= Intramuscular fat =

Fat located inside skeletal muscle fibers

Intramuscular fat (also known as intramuscular triglycerides, intramuscular triacylglycerol, or intramyocellular triacylglycerol [IMTG]) is located inside skeletal muscle fibers. It is stored in lipid droplets that exist in close proximity to the mitochondria, where it serves as an energy store that can be used during exercise. In humans, excess accumulation of intramuscular fat has been associated with conditions such as insulin resistance and type 2 diabetes. The human immunodeficiency virus (HIV)-lipodystrophy syndrome is associated with over-accumulation of intramuscular fat, which may contribute to AIDS wasting syndrome.

==Diabetes==
Increased IMTG was once thought responsible for increased insulin resistance. However, the discovery that athletes as well as obese individuals have high IMTG levels confounded these findings. Instead, IMTG metabolites, such as diacylglycerol and ceramide are responsible for the insulin resistance. Studies demonstrating the effects of IMTGs show that the mechanism involves the activation of the protein kinase C theta, which promotes the phosphorylation of IRS-1, thereby inhibiting the insulin signaling cascade.

===Insulin Resistance===
Increased plasma free-fatty acid levels and increased accumulation of IMTG correlate well with insulin resistance in muscles. However, athletes often do not exhibit this correlation since they are typically insulin sensitive, while expressing high levels of IMTG. Researchers believe that the improved efficiency of trained skeletal muscles prevents the development of insulin resistance.

==Exercise==
Intramuscular triacylglycerol serves as an energy store that can be used during exercise, when it may contribute up to 20% of total energy turnover (depending on diet, sex, and exercise type).

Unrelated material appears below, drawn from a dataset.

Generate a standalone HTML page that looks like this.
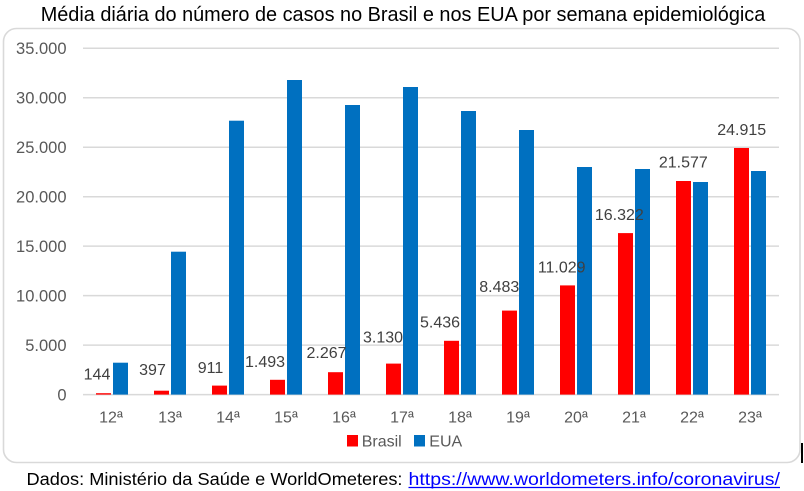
<!DOCTYPE html>
<html>
<head>
<meta charset="utf-8">
<style>
html,body{margin:0;padding:0;background:#fff;}
svg{display:block;}
text{font-family:"Liberation Sans",Arial,sans-serif;}
</style>
</head>
<body>
<svg width="804" height="491" viewBox="0 0 804 491" xmlns="http://www.w3.org/2000/svg">
<rect x="0" y="0" width="804" height="491" fill="#fff"/>
<!-- title -->
<text x="40.7" y="21" font-size="20" fill="#000" textLength="724.6" lengthAdjust="spacingAndGlyphs">Média diária do número de casos no Brasil e nos EUA por semana epidemiológica</text>
<!-- chart border -->
<rect x="3.5" y="28.5" width="796.5" height="434" rx="13" ry="13" fill="#fff" stroke="#d9d9d9" stroke-width="1.6"/>
<!-- gridlines -->
<g stroke="#d9d9d9" stroke-width="1.5">
<line x1="83" x2="779" y1="48.2" y2="48.2"/>
<line x1="83" x2="779" y1="97.7" y2="97.7"/>
<line x1="83" x2="779" y1="147.2" y2="147.2"/>
<line x1="83" x2="779" y1="196.7" y2="196.7"/>
<line x1="83" x2="779" y1="246.1" y2="246.1"/>
<line x1="83" x2="779" y1="295.6" y2="295.6"/>
<line x1="83" x2="779" y1="345.1" y2="345.1"/>
<line x1="83" x2="779" y1="394.6" y2="394.6"/>
</g>
<!-- y labels -->
<g font-size="16.5" fill="#595959" text-anchor="end">
<text x="66.5" y="54">35.000</text>
<text x="66.5" y="103.5">30.000</text>
<text x="66.5" y="153">25.000</text>
<text x="66.5" y="202.5">20.000</text>
<text x="66.5" y="251.9">15.000</text>
<text x="66.5" y="301.4">10.000</text>
<text x="66.5" y="350.9">5.000</text>
<text x="66.5" y="400.4">0</text>
</g>
<!-- Brasil bars -->
<g fill="#ff0000">
<rect x="96" y="393.2" width="15" height="1.4"/>
<rect x="154" y="390.7" width="15" height="3.9"/>
<rect x="212" y="385.6" width="15" height="9.0"/>
<rect x="270" y="379.8" width="15" height="14.8"/>
<rect x="328" y="372.2" width="15" height="22.4"/>
<rect x="386" y="363.6" width="15" height="31.0"/>
<rect x="444" y="340.8" width="15" height="53.8"/>
<rect x="502" y="310.6" width="15" height="84.0"/>
<rect x="560" y="285.4" width="15" height="109.2"/>
<rect x="618" y="233.1" width="15" height="161.5"/>
<rect x="676" y="181.0" width="15" height="213.6"/>
<rect x="734" y="148.0" width="15" height="246.6"/>
</g>
<!-- EUA bars -->
<g fill="#0070c0">
<rect x="113" y="362.7" width="15" height="31.9"/>
<rect x="171" y="251.7" width="15" height="142.9"/>
<rect x="229" y="120.7" width="15" height="273.9"/>
<rect x="287" y="80" width="15" height="314.6"/>
<rect x="345" y="105" width="15" height="289.6"/>
<rect x="403" y="87" width="15" height="307.6"/>
<rect x="461" y="111" width="15" height="283.6"/>
<rect x="519" y="130" width="15" height="264.6"/>
<rect x="577" y="167" width="15" height="227.6"/>
<rect x="635" y="169" width="15" height="225.6"/>
<rect x="693" y="182" width="15" height="212.6"/>
<rect x="751" y="171" width="15" height="223.6"/>
</g>
<!-- data labels -->
<g font-size="16" fill="#404040" text-anchor="middle">
<text x="97" y="379.3">144</text>
<text x="152.5" y="374.8">397</text>
<text x="210.5" y="372.8">911</text>
<text x="265" y="366.8">1.493</text>
<text x="326.5" y="357.8">2.267</text>
<text x="383" y="342.5">3.130</text>
<text x="440" y="327.5">5.436</text>
<text x="499.3" y="291.8">8.483</text>
<text x="561.7" y="272.5">11.029</text>
<text x="619.3" y="219.8">16.322</text>
<text x="683.3" y="167.5">21.577</text>
<text x="741.7" y="134.8">24.915</text>
</g>
<!-- x labels -->
<g font-size="16" fill="#595959" text-anchor="middle">
<text x="111" y="422.5">12ª</text>
<text x="170" y="422.5">13ª</text>
<text x="228" y="422.5">14ª</text>
<text x="286" y="422.5">15ª</text>
<text x="344" y="422.5">16ª</text>
<text x="402" y="422.5">17ª</text>
<text x="460" y="422.5">18ª</text>
<text x="518" y="422.5">19ª</text>
<text x="576" y="422.5">20ª</text>
<text x="634" y="422.5">21ª</text>
<text x="692" y="422.5">22ª</text>
<text x="750" y="422.5">23ª</text>
</g>
<!-- legend -->
<rect x="347" y="435" width="11" height="11.5" fill="#ff0000"/>
<text x="361.7" y="446.5" font-size="16" fill="#595959">Brasil</text>
<rect x="414" y="435" width="11" height="11.5" fill="#0070c0"/>
<text x="429.3" y="446.5" font-size="16" fill="#595959">EUA</text>
<!-- cursor artifact -->
<rect x="801" y="443" width="2" height="20" fill="#000"/>
<!-- footer -->
<text x="26.5" y="485" font-size="17.5" fill="#000" textLength="376" lengthAdjust="spacingAndGlyphs">Dados: Ministério da Saúde e WorldOmeteres:</text>
<text x="408.5" y="485" font-size="17.5" fill="#0000ff" textLength="371.5" lengthAdjust="spacingAndGlyphs">https://www.worldometers.info/coronavirus/</text>
<line x1="408.5" x2="780" y1="487.5" y2="487.5" stroke="#0000ff" stroke-width="1.2"/>
</svg>
</body>
</html>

Scientists think that a low-calorie diet and exercise-induced proteins (Sterol regulatory element-binding protein) cause the high levels of IMTG in athletes' skeletal muscle. In contrast, the build-up of IMTG in obese individuals correlates to high levels of adipose tissue.

Females have a higher IMTG content and studies have revealed that they use more IMTGs during exercise.